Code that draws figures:
---+---
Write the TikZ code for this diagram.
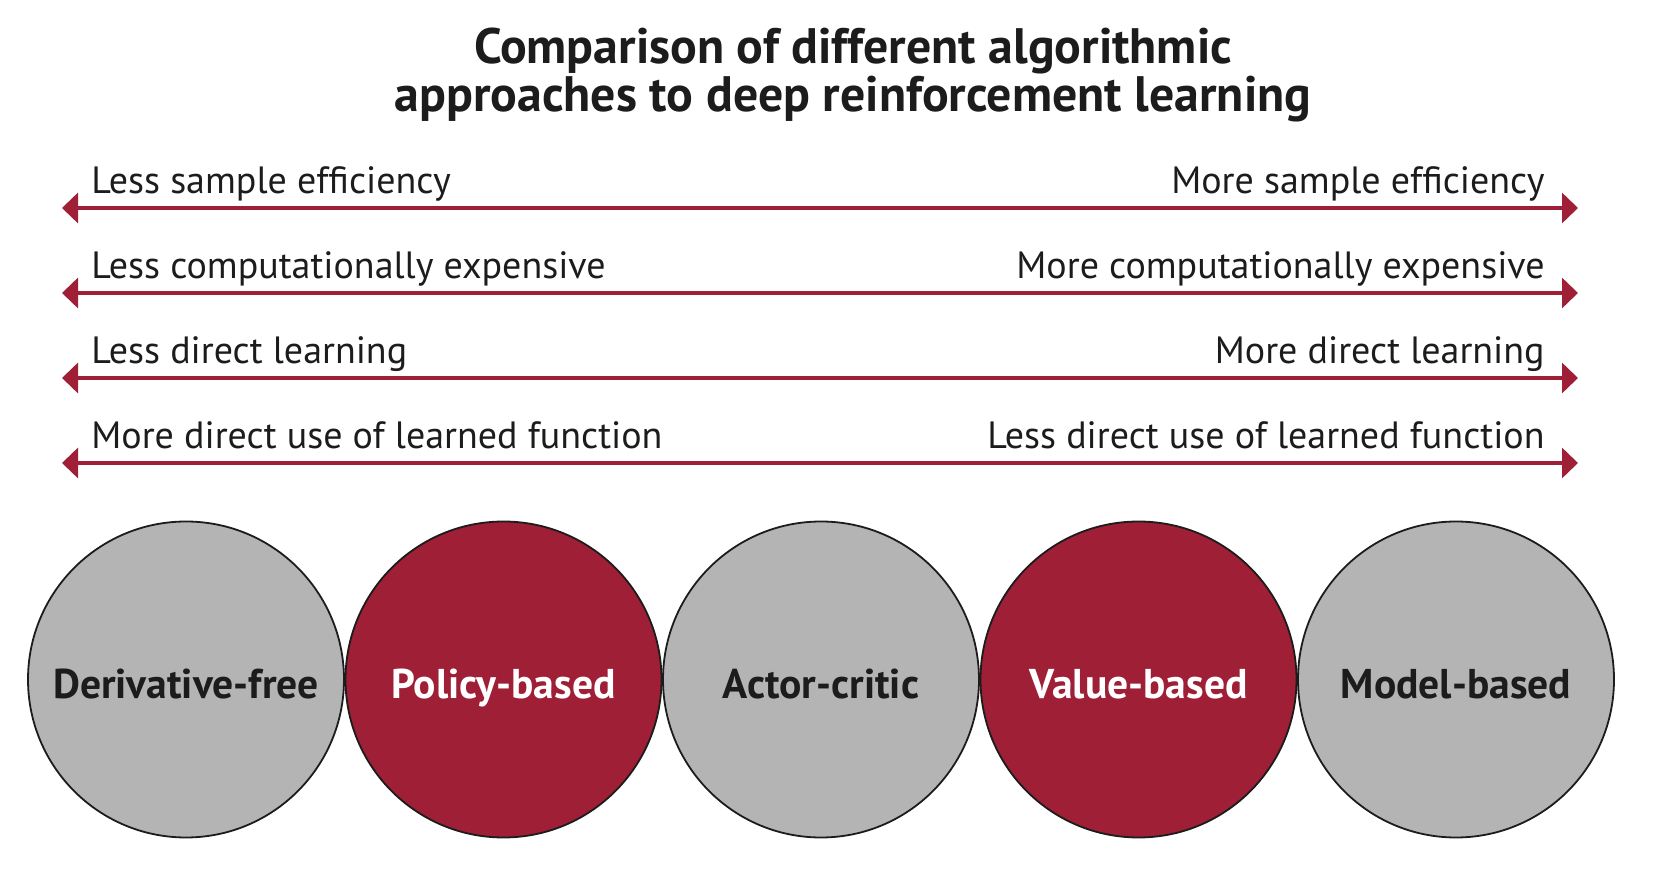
\documentclass[tikz,border=0pt]{standalone}
\usepackage{fontspec}
\setmainfont{PT Sans}
\usetikzlibrary{arrows.meta,positioning}

\definecolor{drlred}{RGB}{158,31,54}
\definecolor{drlgray}{RGB}{180,180,180}
\definecolor{drlink}{RGB}{28,28,28}

\tikzset{
  axisline/.style={draw=drlred,line width=1.6pt,{Triangle[length=8pt,width=15pt]}-{Triangle[length=8pt,width=15pt]}},
  lefttext/.style={anchor=base west,inner sep=0pt,text=drlink,font=\fontsize{19}{22}\selectfont},
  righttext/.style={anchor=base east,inner sep=0pt,text=drlink,font=\fontsize{19}{22}\selectfont},
  method/.style={circle,draw=drlink,line width=0.9pt,minimum size=158pt,inner sep=0pt,
    text height=19.5pt,text depth=0pt,font=\bfseries\fontsize{20.8}{24}\selectfont},
  graymethod/.style={method,fill=drlgray,text=drlink},
  redmethod/.style={method,fill=drlred,text=white},
}

\begin{document}
\begin{tikzpicture}[x=0.5pt,y=-0.5pt]
       \useasboundingbox (0,0) rectangle (1666,876);

       % title
       \node[anchor=base,inner sep=0pt,text=drlink,font=\bfseries\fontsize{24.9}{29}\selectfont] (title1) at (853,64) {Comparison of different algorithmic};
       \node[anchor=base,inner sep=0pt,text=drlink,font=\bfseries\fontsize{24.9}{29}\selectfont] (title2) at (853,111.5) {approaches to deep reinforcement learning};

       % trade-off axes
       \begin{scope}
        \coordinate (l1) at (62,208);
        \coordinate (r1) at (1578,208);
        \node[lefttext] (lt1) at (91,194) {Less sample efficiency};
        \node[righttext] (rt1) at (1545,194) {More sample efficiency};
        \draw[axisline] (l1) -- (r1);
       \end{scope}
       \begin{scope}[yshift=-42.5pt]
        \coordinate (l2) at (62,208);
        \coordinate (r2) at (1578,208);
        \node[lefttext] (lt2) at (91,194) {Less computationally expensive};
        \node[righttext] (rt2) at (1545,194) {More computationally expensive};
        \draw[axisline] (l2) -- (r2);
       \end{scope}
       \begin{scope}[yshift=-85pt]
        \coordinate (l3) at (62,208);
        \coordinate (r3) at (1578,208);
        \node[lefttext] (lt3) at (91,194) {Less direct learning};
        \node[righttext] (rt3) at (1545,194) {More direct learning};
        \draw[axisline] (l3) -- (r3);
       \end{scope}
       \begin{scope}[yshift=-127.5pt]
        \coordinate (l4) at (62,208);
        \coordinate (r4) at (1578,208);
        \node[lefttext] (lt4) at (91,194) {More direct use of learned function};
        \node[righttext] (rt4) at (1545,194) {Less direct use of learned function};
        \draw[axisline] (l4) -- (r4);
       \end{scope}

       % methods
       \node[graymethod] (dfree) at (186,679.5) {Derivative-free};
       \node[redmethod] (policy) at (503.5,679.5) {Policy-based};
       \node[graymethod] (actor) at (821,679.5) {Actor-critic};
       \node[redmethod] (value) at (1138.5,679.5) {Value-based};
       \node[graymethod] (model) at (1456,679.5) {Model-based};
\end{tikzpicture}
\end{document}
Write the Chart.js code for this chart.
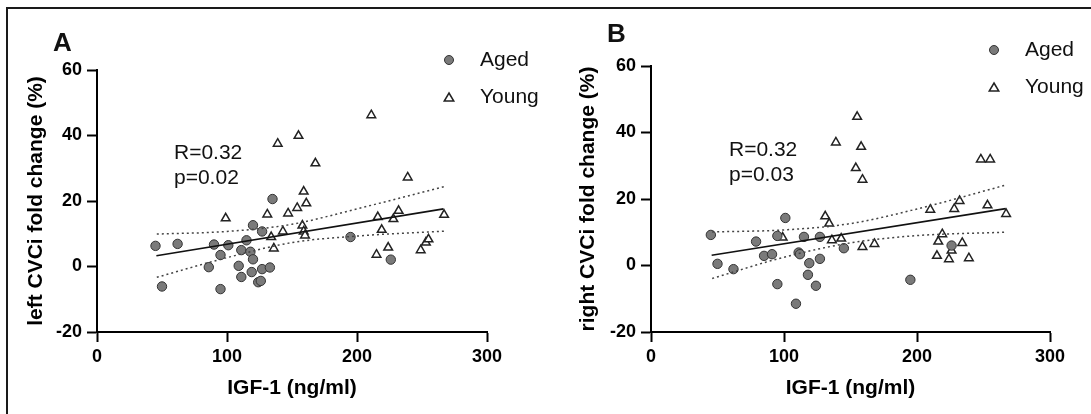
---+---
PROBLEM TO SOLVE
Leave the pictures out and print the records above exactly as they stand.

ANSWER TO THE PROBLEM
Write the TikZ code for this diagram.
\documentclass[tikz,border=0pt]{standalone}
\usepackage{fontspec}
\setmainfont{PT Sans}
\usetikzlibrary{arrows.meta,positioning}

\definecolor{drlred}{RGB}{158,31,54}
\definecolor{drlgray}{RGB}{180,180,180}
\definecolor{drlink}{RGB}{28,28,28}

\tikzset{
  axisline/.style={draw=drlred,line width=1.6pt,{Triangle[length=8pt,width=15pt]}-{Triangle[length=8pt,width=15pt]}},
  lefttext/.style={anchor=base west,inner sep=0pt,text=drlink,font=\fontsize{19}{22}\selectfont},
  righttext/.style={anchor=base east,inner sep=0pt,text=drlink,font=\fontsize{19}{22}\selectfont},
  method/.style={circle,draw=drlink,line width=0.9pt,minimum size=158pt,inner sep=0pt,
    text height=19.5pt,text depth=0pt,font=\bfseries\fontsize{20.8}{24}\selectfont},
  graymethod/.style={method,fill=drlgray,text=drlink},
  redmethod/.style={method,fill=drlred,text=white},
}

\begin{document}
\begin{tikzpicture}[x=0.5pt,y=-0.5pt]
       \useasboundingbox (0,0) rectangle (1666,876);

       % title
       \node[anchor=base,inner sep=0pt,text=drlink,font=\bfseries\fontsize{24.9}{29}\selectfont] (title1) at (853,64) {Comparison of different algorithmic};
       \node[anchor=base,inner sep=0pt,text=drlink,font=\bfseries\fontsize{24.9}{29}\selectfont] (title2) at (853,111.5) {approaches to deep reinforcement learning};

       % trade-off axes
       \begin{scope}
        \coordinate (l1) at (62,208);
        \coordinate (r1) at (1578,208);
        \node[lefttext] (lt1) at (91,194) {Less sample efficiency};
        \node[righttext] (rt1) at (1545,194) {More sample efficiency};
        \draw[axisline] (l1) -- (r1);
       \end{scope}
       \begin{scope}[yshift=-42.5pt]
        \coordinate (l2) at (62,208);
        \coordinate (r2) at (1578,208);
        \node[lefttext] (lt2) at (91,194) {Less computationally expensive};
        \node[righttext] (rt2) at (1545,194) {More computationally expensive};
        \draw[axisline] (l2) -- (r2);
       \end{scope}
       \begin{scope}[yshift=-85pt]
        \coordinate (l3) at (62,208);
        \coordinate (r3) at (1578,208);
        \node[lefttext] (lt3) at (91,194) {Less direct learning};
        \node[righttext] (rt3) at (1545,194) {More direct learning};
        \draw[axisline] (l3) -- (r3);
       \end{scope}
       \begin{scope}[yshift=-127.5pt]
        \coordinate (l4) at (62,208);
        \coordinate (r4) at (1578,208);
        \node[lefttext] (lt4) at (91,194) {More direct use of learned function};
        \node[righttext] (rt4) at (1545,194) {Less direct use of learned function};
        \draw[axisline] (l4) -- (r4);
       \end{scope}

       % methods
       \node[graymethod] (dfree) at (186,679.5) {Derivative-free};
       \node[redmethod] (policy) at (503.5,679.5) {Policy-based};
       \node[graymethod] (actor) at (821,679.5) {Actor-critic};
       \node[redmethod] (value) at (1138.5,679.5) {Value-based};
       \node[graymethod] (model) at (1456,679.5) {Model-based};
\end{tikzpicture}
\end{document}
Write the Chart.js code for this chart.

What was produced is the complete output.